▶ The input
START
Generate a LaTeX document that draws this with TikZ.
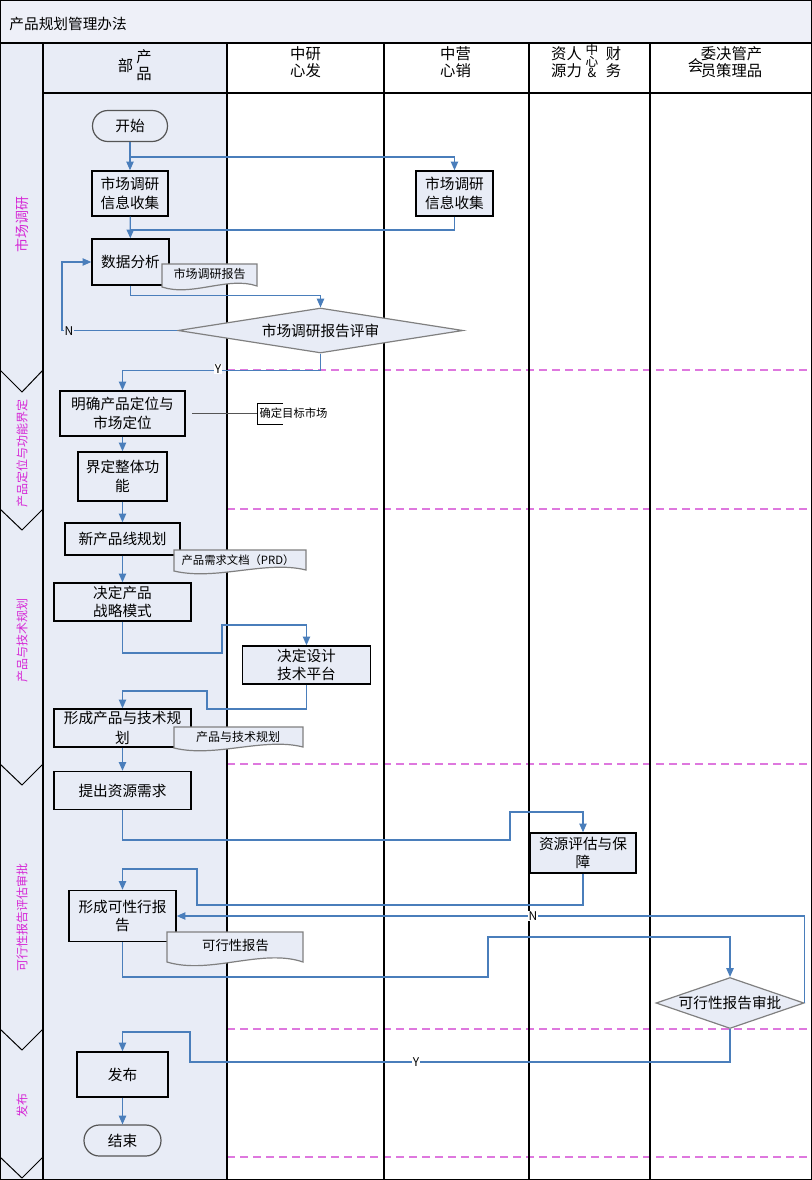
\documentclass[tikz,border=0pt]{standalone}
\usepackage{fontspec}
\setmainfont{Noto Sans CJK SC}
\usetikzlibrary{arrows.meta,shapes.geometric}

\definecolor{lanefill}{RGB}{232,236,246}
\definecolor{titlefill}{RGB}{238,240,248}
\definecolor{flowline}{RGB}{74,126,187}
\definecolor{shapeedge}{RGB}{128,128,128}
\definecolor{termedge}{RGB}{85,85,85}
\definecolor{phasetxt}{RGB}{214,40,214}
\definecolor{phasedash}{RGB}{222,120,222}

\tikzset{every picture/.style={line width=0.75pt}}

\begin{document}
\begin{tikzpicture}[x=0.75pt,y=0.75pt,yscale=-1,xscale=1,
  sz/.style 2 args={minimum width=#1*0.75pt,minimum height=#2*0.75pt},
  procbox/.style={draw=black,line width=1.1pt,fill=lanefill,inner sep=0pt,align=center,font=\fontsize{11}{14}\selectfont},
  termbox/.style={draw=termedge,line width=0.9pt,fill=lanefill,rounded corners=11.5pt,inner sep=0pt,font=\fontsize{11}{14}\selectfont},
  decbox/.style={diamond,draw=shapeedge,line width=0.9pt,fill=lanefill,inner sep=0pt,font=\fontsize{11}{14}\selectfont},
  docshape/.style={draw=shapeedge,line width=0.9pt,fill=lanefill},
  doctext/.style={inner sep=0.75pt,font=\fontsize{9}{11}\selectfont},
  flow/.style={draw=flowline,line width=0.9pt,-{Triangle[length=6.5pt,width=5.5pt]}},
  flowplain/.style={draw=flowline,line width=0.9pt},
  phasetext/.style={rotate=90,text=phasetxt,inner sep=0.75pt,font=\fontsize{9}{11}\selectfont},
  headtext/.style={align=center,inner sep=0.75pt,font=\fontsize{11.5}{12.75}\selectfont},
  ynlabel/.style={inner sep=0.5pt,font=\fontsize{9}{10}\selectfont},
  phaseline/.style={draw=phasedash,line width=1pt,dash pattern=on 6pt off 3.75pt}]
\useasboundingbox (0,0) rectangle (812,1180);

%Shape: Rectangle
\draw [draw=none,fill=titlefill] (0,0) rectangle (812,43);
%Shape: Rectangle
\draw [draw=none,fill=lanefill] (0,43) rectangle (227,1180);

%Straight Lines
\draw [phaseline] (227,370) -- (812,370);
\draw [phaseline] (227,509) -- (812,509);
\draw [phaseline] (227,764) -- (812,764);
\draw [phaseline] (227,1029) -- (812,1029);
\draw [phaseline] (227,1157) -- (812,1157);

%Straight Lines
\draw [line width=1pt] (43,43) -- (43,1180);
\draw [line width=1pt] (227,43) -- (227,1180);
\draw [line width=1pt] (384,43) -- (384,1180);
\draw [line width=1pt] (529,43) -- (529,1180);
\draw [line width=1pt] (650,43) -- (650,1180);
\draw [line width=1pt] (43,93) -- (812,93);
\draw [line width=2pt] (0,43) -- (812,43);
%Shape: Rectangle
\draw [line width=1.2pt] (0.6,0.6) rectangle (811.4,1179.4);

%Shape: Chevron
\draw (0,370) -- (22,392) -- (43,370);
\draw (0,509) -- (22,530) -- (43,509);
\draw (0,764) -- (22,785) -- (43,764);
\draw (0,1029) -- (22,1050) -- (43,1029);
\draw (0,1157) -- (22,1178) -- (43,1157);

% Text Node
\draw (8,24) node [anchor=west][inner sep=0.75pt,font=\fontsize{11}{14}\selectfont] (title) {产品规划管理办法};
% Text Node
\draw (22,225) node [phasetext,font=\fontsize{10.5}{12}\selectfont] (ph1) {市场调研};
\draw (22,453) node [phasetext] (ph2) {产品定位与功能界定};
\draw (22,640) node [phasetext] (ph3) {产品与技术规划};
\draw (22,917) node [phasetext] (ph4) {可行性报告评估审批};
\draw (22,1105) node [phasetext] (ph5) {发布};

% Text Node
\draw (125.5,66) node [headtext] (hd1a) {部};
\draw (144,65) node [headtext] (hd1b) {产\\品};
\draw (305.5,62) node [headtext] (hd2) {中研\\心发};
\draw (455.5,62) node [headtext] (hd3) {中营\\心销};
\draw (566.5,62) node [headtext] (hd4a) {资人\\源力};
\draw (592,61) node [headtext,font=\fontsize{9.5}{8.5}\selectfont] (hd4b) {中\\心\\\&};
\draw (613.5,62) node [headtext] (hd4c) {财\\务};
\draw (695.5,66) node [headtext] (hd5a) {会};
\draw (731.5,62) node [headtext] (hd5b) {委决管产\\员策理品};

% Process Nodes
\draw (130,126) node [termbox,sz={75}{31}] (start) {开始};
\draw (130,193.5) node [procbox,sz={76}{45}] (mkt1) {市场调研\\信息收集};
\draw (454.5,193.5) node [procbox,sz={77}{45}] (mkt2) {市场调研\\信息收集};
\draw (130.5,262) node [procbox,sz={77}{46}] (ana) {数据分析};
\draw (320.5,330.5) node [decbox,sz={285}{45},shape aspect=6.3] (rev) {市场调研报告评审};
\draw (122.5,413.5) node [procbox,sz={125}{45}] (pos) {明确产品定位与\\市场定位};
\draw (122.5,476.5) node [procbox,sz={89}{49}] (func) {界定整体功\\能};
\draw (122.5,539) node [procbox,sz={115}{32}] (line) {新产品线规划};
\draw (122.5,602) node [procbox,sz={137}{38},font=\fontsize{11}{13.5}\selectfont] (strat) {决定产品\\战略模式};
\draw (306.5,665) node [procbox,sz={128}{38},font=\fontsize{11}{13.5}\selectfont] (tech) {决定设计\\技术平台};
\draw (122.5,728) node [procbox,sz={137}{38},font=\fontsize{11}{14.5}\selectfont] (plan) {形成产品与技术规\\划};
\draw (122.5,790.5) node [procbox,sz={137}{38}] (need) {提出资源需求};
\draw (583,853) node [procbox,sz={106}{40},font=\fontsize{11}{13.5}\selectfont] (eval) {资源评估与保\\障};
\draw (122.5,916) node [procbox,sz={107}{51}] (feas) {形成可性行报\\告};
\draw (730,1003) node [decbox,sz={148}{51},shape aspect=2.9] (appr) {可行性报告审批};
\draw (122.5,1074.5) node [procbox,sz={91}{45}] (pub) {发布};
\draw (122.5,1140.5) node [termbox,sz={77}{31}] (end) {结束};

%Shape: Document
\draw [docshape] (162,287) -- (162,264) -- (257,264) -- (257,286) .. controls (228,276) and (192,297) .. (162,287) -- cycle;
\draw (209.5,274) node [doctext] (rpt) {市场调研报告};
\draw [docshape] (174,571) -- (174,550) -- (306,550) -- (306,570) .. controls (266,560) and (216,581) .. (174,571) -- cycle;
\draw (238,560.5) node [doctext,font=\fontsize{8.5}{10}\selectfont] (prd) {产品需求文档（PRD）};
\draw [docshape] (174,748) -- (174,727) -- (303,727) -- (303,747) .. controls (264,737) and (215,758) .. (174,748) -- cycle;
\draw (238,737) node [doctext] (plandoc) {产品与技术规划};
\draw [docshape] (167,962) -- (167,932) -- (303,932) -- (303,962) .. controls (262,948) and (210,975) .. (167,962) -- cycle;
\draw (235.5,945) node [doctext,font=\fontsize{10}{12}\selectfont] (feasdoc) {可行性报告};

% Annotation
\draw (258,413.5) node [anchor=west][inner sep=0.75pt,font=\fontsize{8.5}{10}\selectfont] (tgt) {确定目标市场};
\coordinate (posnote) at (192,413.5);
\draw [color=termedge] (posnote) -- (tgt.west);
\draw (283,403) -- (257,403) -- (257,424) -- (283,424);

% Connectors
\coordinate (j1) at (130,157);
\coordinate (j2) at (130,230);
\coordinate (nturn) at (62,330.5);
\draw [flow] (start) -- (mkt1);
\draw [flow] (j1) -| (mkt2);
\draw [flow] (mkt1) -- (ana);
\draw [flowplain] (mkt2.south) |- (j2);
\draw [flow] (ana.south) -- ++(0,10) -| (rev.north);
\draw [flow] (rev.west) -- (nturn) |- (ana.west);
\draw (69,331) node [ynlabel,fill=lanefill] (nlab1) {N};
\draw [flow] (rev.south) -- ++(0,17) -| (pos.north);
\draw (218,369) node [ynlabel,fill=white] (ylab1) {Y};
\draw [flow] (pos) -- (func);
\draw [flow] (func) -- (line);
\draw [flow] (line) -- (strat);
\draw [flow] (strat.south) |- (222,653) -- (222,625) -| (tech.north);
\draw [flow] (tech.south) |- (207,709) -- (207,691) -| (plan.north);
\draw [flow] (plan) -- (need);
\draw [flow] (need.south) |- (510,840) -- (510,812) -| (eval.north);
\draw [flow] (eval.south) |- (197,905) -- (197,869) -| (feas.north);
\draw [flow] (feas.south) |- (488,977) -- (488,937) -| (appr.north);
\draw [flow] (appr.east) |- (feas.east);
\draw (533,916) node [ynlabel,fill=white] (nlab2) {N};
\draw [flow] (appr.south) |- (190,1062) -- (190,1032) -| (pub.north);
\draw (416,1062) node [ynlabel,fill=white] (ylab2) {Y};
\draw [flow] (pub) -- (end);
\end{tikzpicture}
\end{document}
END
START
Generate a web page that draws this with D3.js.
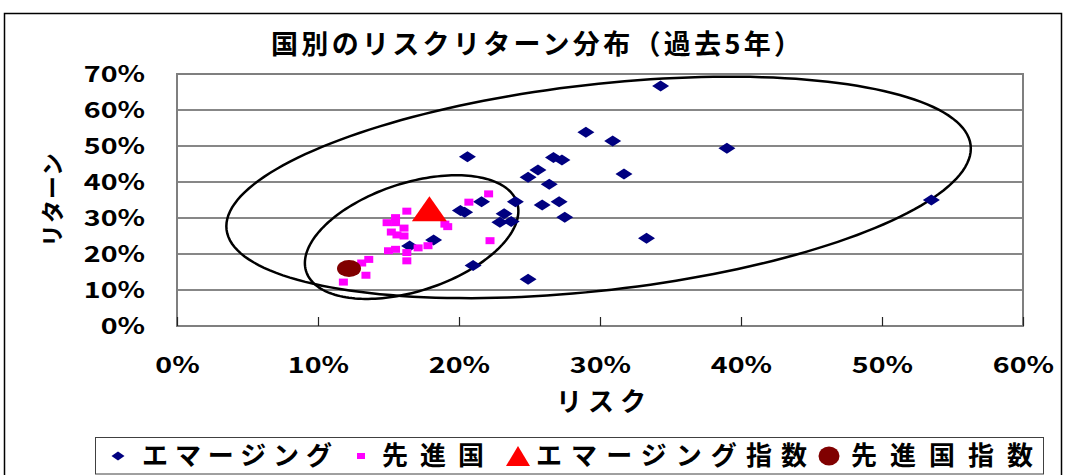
END
▶ Exercise details
Check each line of the data above for the word "with", then state how many lines have it. Give the number alone.

▶ Task output
2